I did look briefly at mozart. I don’t recall the details but I think it
either seemed abandoned (or was that a related project to oz?) or it
required a huge installation to run, preventing efficient deployment - that
would but it in the same ballgame as Erlang.

Mikkel

Bob Calco wrote:


However, I am a supporter of exploring other paradigms. Ocaml and Haskell,
mentioned above, are indeed interesting and quite powerful in their domains.
Another, somewhat more obscure, language that I have a certain affection for
is Mozart-Oz, which supports not one, not two, but no less than FIVE
computational paradigms, all in the same very efficient kernel language.
Like Java, Oz compiles to cross-platform bytecode. But unlike Java, it’s
network concurrency is entirely transparent to the programmer, and Oz
“fuctors” (or components) are free to use any paradigm internally that gets
the job done. Is your problem a constraints problem?
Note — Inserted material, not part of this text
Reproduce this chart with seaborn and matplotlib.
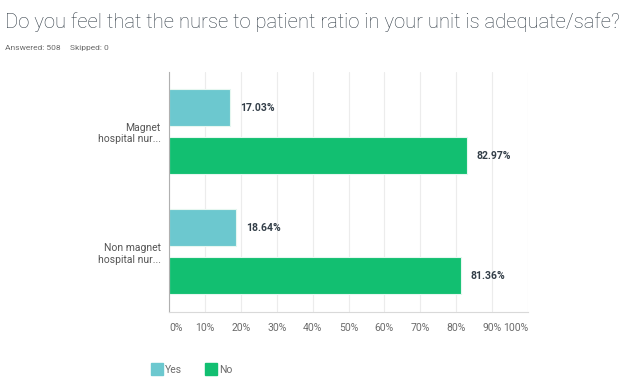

Use the declarative
aspects of the kernel language, a la prolog. Is the problem more simply
modelled after human real-world abstractions? Then use OO, complete with all
the trappings thereof (inheritance, encapsulation, polymorphism, etc.). Is
your problem computationally expensive? Then use the functional subset of
the kernel language, a la Haskell. Its really an amazing feat in computer
science to have combined the paradigms as cleanly as completely as they (the
Mozart consortium folks) have.

If it interests you at all, check them out at www.mozart-oz.org.

Now for day-to-day practical problems I find that Ruby more than suffices
for just about everything, and I’m in love with its extensibility. I’m
working on some exciting packages for the Ruby community, and I want to see
this community – and the language – grow. In fact, I’d say I’m personally
committed to that goal.

But there is something to be said for the multiparadigm approach, whether
you achieve that by blending components written in different languages (and
.NET doesn’t really count here, since all .NET langauges share the same
fundamental OO semantics, via the CLR), or you use one language that
supports all of them. For some problem domains, strictly OO methodology is
not the optimal approach.

So - that’s all I have to say about that.

Back to Ruby coding… :slight_smile:

Sincerely,

Bob Calco

The problem that I have with many of those paradigms, is that they don’t easily support the idea of data files. Particularly of data files that may be looked at and changed in some other language. This seems endemic in the functional languages, though, of course, the object oriented languages have their problems with it also (as you know if you have ever tried to keep a relational database in sync with a object oriented program). This is why marshalling was invented, and it’s far from perfect. Only the procedural languages seem to have solved this one, and that largely by not directly representing the kind of structures that cause problems.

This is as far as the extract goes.